> WHAT YOU HAVE TO DO:
Restate the whole of the material. Keep every word, and drop the pictures.

(begin)

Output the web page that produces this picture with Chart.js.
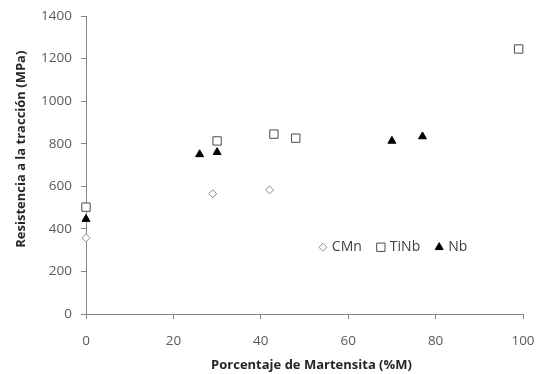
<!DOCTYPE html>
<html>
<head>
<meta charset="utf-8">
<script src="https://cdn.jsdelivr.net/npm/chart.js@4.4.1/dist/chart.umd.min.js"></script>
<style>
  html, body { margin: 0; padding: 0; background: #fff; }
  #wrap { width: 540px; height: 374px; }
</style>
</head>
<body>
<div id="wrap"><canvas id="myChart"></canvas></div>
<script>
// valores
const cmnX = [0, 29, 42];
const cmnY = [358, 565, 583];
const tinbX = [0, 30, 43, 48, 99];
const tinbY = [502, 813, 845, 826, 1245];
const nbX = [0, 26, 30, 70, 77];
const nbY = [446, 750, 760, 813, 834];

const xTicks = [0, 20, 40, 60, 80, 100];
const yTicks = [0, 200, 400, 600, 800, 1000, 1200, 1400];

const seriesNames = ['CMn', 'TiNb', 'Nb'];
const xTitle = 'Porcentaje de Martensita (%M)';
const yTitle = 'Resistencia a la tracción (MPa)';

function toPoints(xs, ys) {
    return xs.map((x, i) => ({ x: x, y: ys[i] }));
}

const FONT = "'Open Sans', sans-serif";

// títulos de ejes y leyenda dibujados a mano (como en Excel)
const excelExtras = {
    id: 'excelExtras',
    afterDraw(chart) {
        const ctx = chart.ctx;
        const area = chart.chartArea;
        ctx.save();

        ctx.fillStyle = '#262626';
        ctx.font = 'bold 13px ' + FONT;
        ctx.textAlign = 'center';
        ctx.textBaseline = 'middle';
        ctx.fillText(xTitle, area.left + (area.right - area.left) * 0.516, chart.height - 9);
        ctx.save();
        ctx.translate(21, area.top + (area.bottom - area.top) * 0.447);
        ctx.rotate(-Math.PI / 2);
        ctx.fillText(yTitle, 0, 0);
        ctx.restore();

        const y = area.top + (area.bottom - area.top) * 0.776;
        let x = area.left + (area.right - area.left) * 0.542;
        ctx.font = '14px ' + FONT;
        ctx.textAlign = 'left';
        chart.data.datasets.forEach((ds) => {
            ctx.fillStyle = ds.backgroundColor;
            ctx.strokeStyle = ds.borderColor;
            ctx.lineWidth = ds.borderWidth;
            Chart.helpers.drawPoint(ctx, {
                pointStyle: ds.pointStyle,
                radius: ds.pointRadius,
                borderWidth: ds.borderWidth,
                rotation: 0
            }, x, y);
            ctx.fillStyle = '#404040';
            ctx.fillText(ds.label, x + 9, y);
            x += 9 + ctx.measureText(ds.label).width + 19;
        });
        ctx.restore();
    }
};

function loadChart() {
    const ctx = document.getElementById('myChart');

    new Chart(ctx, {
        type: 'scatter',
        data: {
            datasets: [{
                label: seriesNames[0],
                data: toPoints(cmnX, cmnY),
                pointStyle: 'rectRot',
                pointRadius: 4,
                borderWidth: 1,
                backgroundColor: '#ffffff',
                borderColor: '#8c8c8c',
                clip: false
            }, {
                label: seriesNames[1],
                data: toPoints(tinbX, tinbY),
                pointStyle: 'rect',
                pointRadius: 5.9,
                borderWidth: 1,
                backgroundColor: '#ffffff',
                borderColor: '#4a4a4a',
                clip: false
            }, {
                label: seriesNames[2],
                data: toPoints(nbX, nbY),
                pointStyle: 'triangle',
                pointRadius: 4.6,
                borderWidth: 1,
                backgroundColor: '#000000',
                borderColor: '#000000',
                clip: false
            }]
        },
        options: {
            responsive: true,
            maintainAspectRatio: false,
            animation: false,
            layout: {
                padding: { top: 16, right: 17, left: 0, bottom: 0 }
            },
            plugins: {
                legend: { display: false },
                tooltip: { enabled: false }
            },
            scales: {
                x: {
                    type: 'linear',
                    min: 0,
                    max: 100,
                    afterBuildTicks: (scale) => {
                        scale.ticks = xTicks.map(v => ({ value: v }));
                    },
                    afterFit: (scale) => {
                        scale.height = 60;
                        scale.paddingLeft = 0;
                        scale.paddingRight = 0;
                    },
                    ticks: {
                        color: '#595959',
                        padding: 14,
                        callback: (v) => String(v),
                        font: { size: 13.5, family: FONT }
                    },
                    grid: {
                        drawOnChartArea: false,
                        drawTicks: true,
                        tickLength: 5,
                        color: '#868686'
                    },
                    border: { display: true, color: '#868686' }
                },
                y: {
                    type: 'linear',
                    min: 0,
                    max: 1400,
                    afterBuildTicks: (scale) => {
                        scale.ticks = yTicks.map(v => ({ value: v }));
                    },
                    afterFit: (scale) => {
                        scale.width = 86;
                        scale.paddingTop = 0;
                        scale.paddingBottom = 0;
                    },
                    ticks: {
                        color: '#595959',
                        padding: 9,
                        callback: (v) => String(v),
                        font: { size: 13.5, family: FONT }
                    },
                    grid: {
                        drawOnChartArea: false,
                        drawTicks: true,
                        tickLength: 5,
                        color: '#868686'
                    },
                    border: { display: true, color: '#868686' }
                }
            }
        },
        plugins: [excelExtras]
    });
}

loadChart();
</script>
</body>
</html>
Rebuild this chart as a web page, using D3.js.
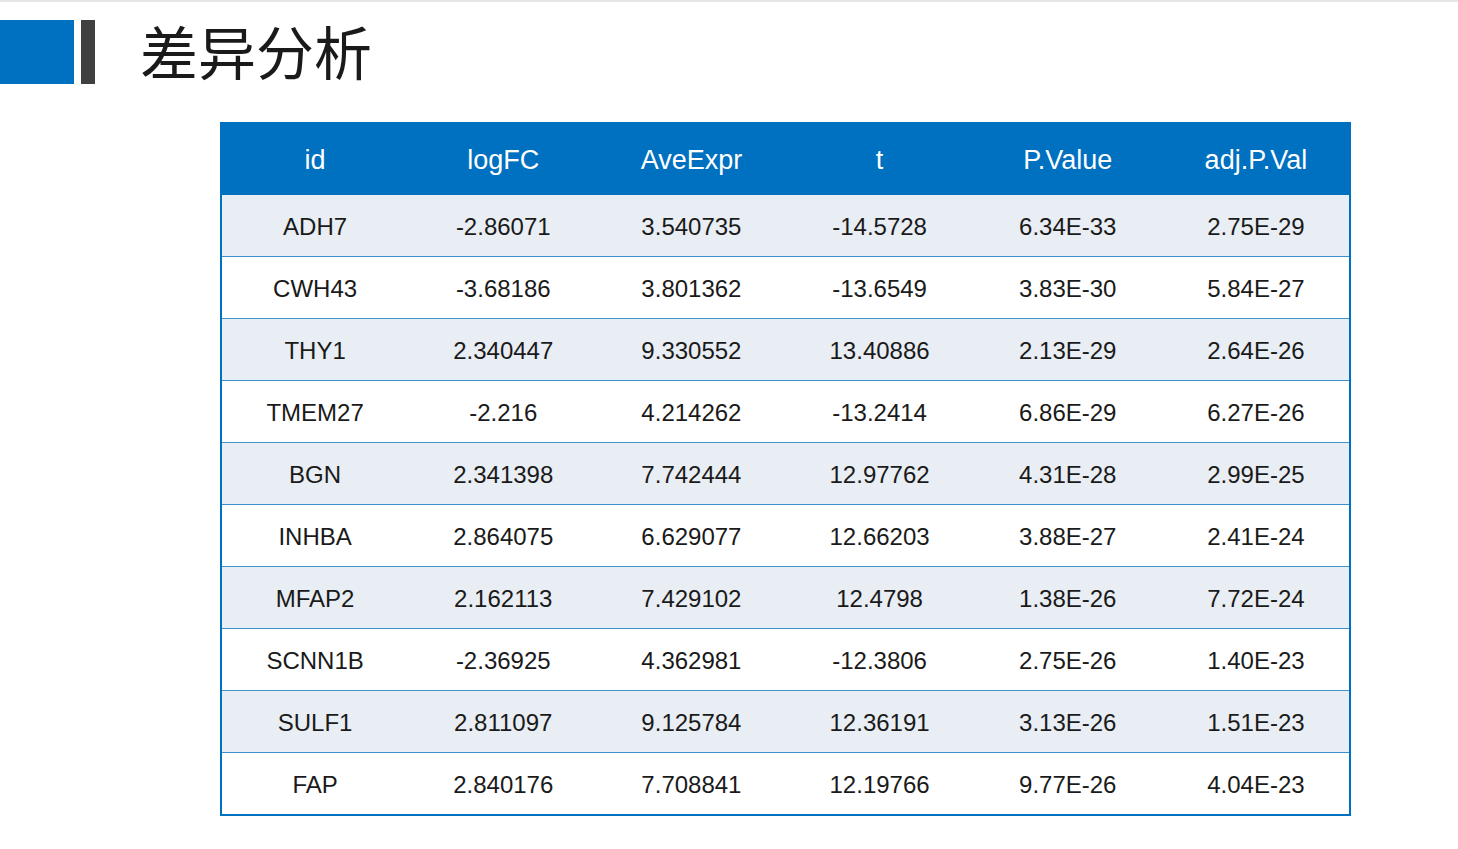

(end)

> ANSWER TO THE PROBLEM:
Output the web page that produces this picture with Chart.js.
<!DOCTYPE html>
<html>
<head>
<meta charset="utf-8">
<script src="https://cdn.jsdelivr.net/npm/chart.js@4.4.1/dist/chart.umd.min.js"></script>
<style>
  html, body { margin: 0; padding: 0; background: #fff; }
  #wrap { width: 540px; height: 374px; }
</style>
</head>
<body>
<div id="wrap"><canvas id="myChart"></canvas></div>
<script>
// valores
const cmnX = [0, 29, 42];
const cmnY = [358, 565, 583];
const tinbX = [0, 30, 43, 48, 99];
const tinbY = [502, 813, 845, 826, 1245];
const nbX = [0, 26, 30, 70, 77];
const nbY = [446, 750, 760, 813, 834];

const xTicks = [0, 20, 40, 60, 80, 100];
const yTicks = [0, 200, 400, 600, 800, 1000, 1200, 1400];

const seriesNames = ['CMn', 'TiNb', 'Nb'];
const xTitle = 'Porcentaje de Martensita (%M)';
const yTitle = 'Resistencia a la tracción (MPa)';

function toPoints(xs, ys) {
    return xs.map((x, i) => ({ x: x, y: ys[i] }));
}

const FONT = "'Open Sans', sans-serif";

// títulos de ejes y leyenda dibujados a mano (como en Excel)
const excelExtras = {
    id: 'excelExtras',
    afterDraw(chart) {
        const ctx = chart.ctx;
        const area = chart.chartArea;
        ctx.save();

        ctx.fillStyle = '#262626';
        ctx.font = 'bold 13px ' + FONT;
        ctx.textAlign = 'center';
        ctx.textBaseline = 'middle';
        ctx.fillText(xTitle, area.left + (area.right - area.left) * 0.516, chart.height - 9);
        ctx.save();
        ctx.translate(21, area.top + (area.bottom - area.top) * 0.447);
        ctx.rotate(-Math.PI / 2);
        ctx.fillText(yTitle, 0, 0);
        ctx.restore();

        const y = area.top + (area.bottom - area.top) * 0.776;
        let x = area.left + (area.right - area.left) * 0.542;
        ctx.font = '14px ' + FONT;
        ctx.textAlign = 'left';
        chart.data.datasets.forEach((ds) => {
            ctx.fillStyle = ds.backgroundColor;
            ctx.strokeStyle = ds.borderColor;
            ctx.lineWidth = ds.borderWidth;
            Chart.helpers.drawPoint(ctx, {
                pointStyle: ds.pointStyle,
                radius: ds.pointRadius,
                borderWidth: ds.borderWidth,
                rotation: 0
            }, x, y);
            ctx.fillStyle = '#404040';
            ctx.fillText(ds.label, x + 9, y);
            x += 9 + ctx.measureText(ds.label).width + 19;
        });
        ctx.restore();
    }
};

function loadChart() {
    const ctx = document.getElementById('myChart');

    new Chart(ctx, {
        type: 'scatter',
        data: {
            datasets: [{
                label: seriesNames[0],
                data: toPoints(cmnX, cmnY),
                pointStyle: 'rectRot',
                pointRadius: 4,
                borderWidth: 1,
                backgroundColor: '#ffffff',
                borderColor: '#8c8c8c',
                clip: false
            }, {
                label: seriesNames[1],
                data: toPoints(tinbX, tinbY),
                pointStyle: 'rect',
                pointRadius: 5.9,
                borderWidth: 1,
                backgroundColor: '#ffffff',
                borderColor: '#4a4a4a',
                clip: false
            }, {
                label: seriesNames[2],
                data: toPoints(nbX, nbY),
                pointStyle: 'triangle',
                pointRadius: 4.6,
                borderWidth: 1,
                backgroundColor: '#000000',
                borderColor: '#000000',
                clip: false
            }]
        },
        options: {
            responsive: true,
            maintainAspectRatio: false,
            animation: false,
            layout: {
                padding: { top: 16, right: 17, left: 0, bottom: 0 }
            },
            plugins: {
                legend: { display: false },
                tooltip: { enabled: false }
            },
            scales: {
                x: {
                    type: 'linear',
                    min: 0,
                    max: 100,
                    afterBuildTicks: (scale) => {
                        scale.ticks = xTicks.map(v => ({ value: v }));
                    },
                    afterFit: (scale) => {
                        scale.height = 60;
                        scale.paddingLeft = 0;
                        scale.paddingRight = 0;
                    },
                    ticks: {
                        color: '#595959',
                        padding: 14,
                        callback: (v) => String(v),
                        font: { size: 13.5, family: FONT }
                    },
                    grid: {
                        drawOnChartArea: false,
                        drawTicks: true,
                        tickLength: 5,
                        color: '#868686'
                    },
                    border: { display: true, color: '#868686' }
                },
                y: {
                    type: 'linear',
                    min: 0,
                    max: 1400,
                    afterBuildTicks: (scale) => {
                        scale.ticks = yTicks.map(v => ({ value: v }));
                    },
                    afterFit: (scale) => {
                        scale.width = 86;
                        scale.paddingTop = 0;
                        scale.paddingBottom = 0;
                    },
                    ticks: {
                        color: '#595959',
                        padding: 9,
                        callback: (v) => String(v),
                        font: { size: 13.5, family: FONT }
                    },
                    grid: {
                        drawOnChartArea: false,
                        drawTicks: true,
                        tickLength: 5,
                        color: '#868686'
                    },
                    border: { display: true, color: '#868686' }
                }
            }
        },
        plugins: [excelExtras]
    });
}

loadChart();
</script>
</body>
</html>
Rebuild this chart as a web page, using D3.js.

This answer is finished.